• **SHORT PROBLEM**
Copy everything in the listing below word for word, apart from any images.

• **MATERIAL**
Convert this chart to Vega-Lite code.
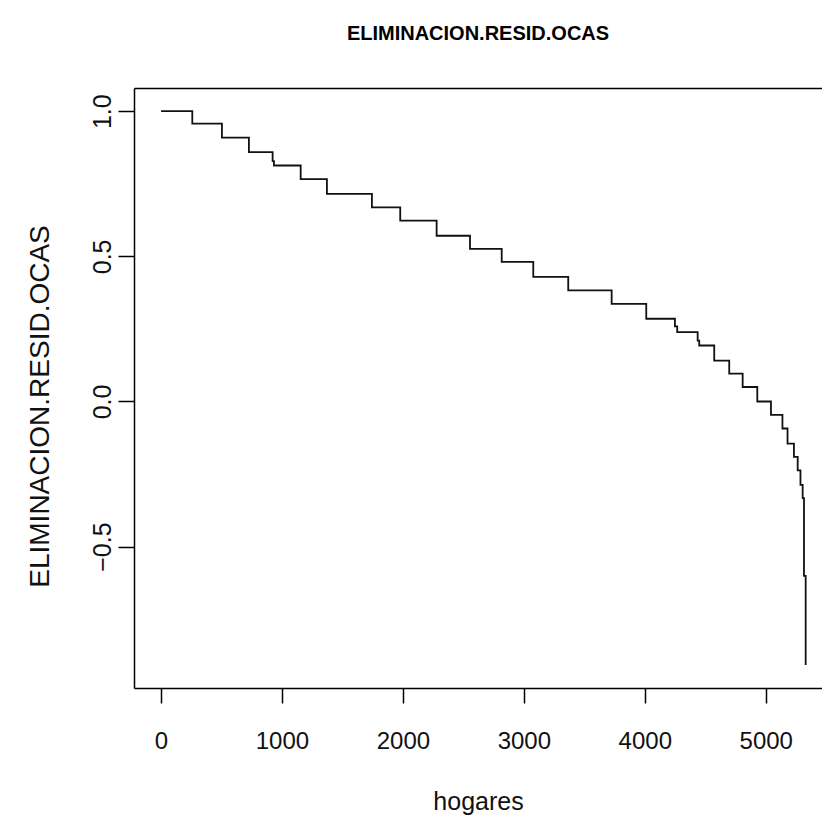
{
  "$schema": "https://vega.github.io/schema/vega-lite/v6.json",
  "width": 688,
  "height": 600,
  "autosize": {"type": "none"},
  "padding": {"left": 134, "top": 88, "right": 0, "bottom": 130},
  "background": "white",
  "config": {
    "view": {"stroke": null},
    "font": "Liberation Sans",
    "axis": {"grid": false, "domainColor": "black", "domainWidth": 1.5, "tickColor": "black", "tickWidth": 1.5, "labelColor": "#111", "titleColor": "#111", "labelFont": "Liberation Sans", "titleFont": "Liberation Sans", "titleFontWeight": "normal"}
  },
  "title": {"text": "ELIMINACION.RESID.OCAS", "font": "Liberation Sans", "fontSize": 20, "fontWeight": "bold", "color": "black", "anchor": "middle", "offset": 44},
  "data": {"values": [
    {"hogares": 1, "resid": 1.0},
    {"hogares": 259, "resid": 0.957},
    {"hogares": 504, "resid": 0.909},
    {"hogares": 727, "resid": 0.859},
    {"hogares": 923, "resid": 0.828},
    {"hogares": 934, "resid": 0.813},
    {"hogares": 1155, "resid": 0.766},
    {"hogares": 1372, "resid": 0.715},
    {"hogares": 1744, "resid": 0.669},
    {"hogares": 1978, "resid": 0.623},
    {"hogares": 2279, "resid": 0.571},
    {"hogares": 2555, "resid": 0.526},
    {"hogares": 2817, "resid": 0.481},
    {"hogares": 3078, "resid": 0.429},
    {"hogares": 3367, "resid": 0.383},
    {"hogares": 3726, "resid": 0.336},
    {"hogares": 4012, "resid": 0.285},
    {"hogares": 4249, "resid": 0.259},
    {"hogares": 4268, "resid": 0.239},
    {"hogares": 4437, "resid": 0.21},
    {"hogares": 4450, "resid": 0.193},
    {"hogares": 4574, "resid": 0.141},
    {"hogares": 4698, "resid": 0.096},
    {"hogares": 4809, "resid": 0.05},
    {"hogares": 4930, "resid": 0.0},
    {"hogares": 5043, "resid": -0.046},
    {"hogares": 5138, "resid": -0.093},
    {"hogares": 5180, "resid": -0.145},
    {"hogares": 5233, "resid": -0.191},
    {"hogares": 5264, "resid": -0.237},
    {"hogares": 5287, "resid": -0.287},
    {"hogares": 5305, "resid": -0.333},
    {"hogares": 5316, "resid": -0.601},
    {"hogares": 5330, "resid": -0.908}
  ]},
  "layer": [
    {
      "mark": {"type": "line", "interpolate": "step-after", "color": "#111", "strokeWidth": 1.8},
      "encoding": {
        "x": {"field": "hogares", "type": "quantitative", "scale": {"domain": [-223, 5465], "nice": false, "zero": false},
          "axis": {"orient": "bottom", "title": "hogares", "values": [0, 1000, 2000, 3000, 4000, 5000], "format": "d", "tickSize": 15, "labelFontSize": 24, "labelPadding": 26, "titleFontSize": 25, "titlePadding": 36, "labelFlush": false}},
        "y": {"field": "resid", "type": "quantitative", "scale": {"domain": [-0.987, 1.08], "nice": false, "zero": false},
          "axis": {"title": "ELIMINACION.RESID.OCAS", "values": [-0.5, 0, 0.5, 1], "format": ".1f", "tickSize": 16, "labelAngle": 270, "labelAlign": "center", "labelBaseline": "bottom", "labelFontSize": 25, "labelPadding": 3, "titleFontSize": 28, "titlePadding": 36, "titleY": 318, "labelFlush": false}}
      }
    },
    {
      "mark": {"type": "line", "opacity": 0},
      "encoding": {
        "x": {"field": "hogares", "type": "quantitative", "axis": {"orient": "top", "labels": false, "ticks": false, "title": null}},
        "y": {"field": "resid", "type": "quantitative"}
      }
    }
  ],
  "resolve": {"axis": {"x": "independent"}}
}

• **SOLUTION TO THE PROBLEM**
Convert this chart to Vega-Lite code.
{
  "$schema": "https://vega.github.io/schema/vega-lite/v6.json",
  "width": 688,
  "height": 600,
  "autosize": {"type": "none"},
  "padding": {"left": 134, "top": 88, "right": 0, "bottom": 130},
  "background": "white",
  "config": {
    "view": {"stroke": null},
    "font": "Liberation Sans",
    "axis": {"grid": false, "domainColor": "black", "domainWidth": 1.5, "tickColor": "black", "tickWidth": 1.5, "labelColor": "#111", "titleColor": "#111", "labelFont": "Liberation Sans", "titleFont": "Liberation Sans", "titleFontWeight": "normal"}
  },
  "title": {"text": "ELIMINACION.RESID.OCAS", "font": "Liberation Sans", "fontSize": 20, "fontWeight": "bold", "color": "black", "anchor": "middle", "offset": 44},
  "data": {"values": [
    {"hogares": 1, "resid": 1.0},
    {"hogares": 259, "resid": 0.957},
    {"hogares": 504, "resid": 0.909},
    {"hogares": 727, "resid": 0.859},
    {"hogares": 923, "resid": 0.828},
    {"hogares": 934, "resid": 0.813},
    {"hogares": 1155, "resid": 0.766},
    {"hogares": 1372, "resid": 0.715},
    {"hogares": 1744, "resid": 0.669},
    {"hogares": 1978, "resid": 0.623},
    {"hogares": 2279, "resid": 0.571},
    {"hogares": 2555, "resid": 0.526},
    {"hogares": 2817, "resid": 0.481},
    {"hogares": 3078, "resid": 0.429},
    {"hogares": 3367, "resid": 0.383},
    {"hogares": 3726, "resid": 0.336},
    {"hogares": 4012, "resid": 0.285},
    {"hogares": 4249, "resid": 0.259},
    {"hogares": 4268, "resid": 0.239},
    {"hogares": 4437, "resid": 0.21},
    {"hogares": 4450, "resid": 0.193},
    {"hogares": 4574, "resid": 0.141},
    {"hogares": 4698, "resid": 0.096},
    {"hogares": 4809, "resid": 0.05},
    {"hogares": 4930, "resid": 0.0},
    {"hogares": 5043, "resid": -0.046},
    {"hogares": 5138, "resid": -0.093},
    {"hogares": 5180, "resid": -0.145},
    {"hogares": 5233, "resid": -0.191},
    {"hogares": 5264, "resid": -0.237},
    {"hogares": 5287, "resid": -0.287},
    {"hogares": 5305, "resid": -0.333},
    {"hogares": 5316, "resid": -0.601},
    {"hogares": 5330, "resid": -0.908}
  ]},
  "layer": [
    {
      "mark": {"type": "line", "interpolate": "step-after", "color": "#111", "strokeWidth": 1.8},
      "encoding": {
        "x": {"field": "hogares", "type": "quantitative", "scale": {"domain": [-223, 5465], "nice": false, "zero": false},
          "axis": {"orient": "bottom", "title": "hogares", "values": [0, 1000, 2000, 3000, 4000, 5000], "format": "d", "tickSize": 15, "labelFontSize": 24, "labelPadding": 26, "titleFontSize": 25, "titlePadding": 36, "labelFlush": false}},
        "y": {"field": "resid", "type": "quantitative", "scale": {"domain": [-0.987, 1.08], "nice": false, "zero": false},
          "axis": {"title": "ELIMINACION.RESID.OCAS", "values": [-0.5, 0, 0.5, 1], "format": ".1f", "tickSize": 16, "labelAngle": 270, "labelAlign": "center", "labelBaseline": "bottom", "labelFontSize": 25, "labelPadding": 3, "titleFontSize": 28, "titlePadding": 36, "titleY": 318, "labelFlush": false}}
      }
    },
    {
      "mark": {"type": "line", "opacity": 0},
      "encoding": {
        "x": {"field": "hogares", "type": "quantitative", "axis": {"orient": "top", "labels": false, "ticks": false, "title": null}},
        "y": {"field": "resid", "type": "quantitative"}
      }
    }
  ],
  "resolve": {"axis": {"x": "independent"}}
}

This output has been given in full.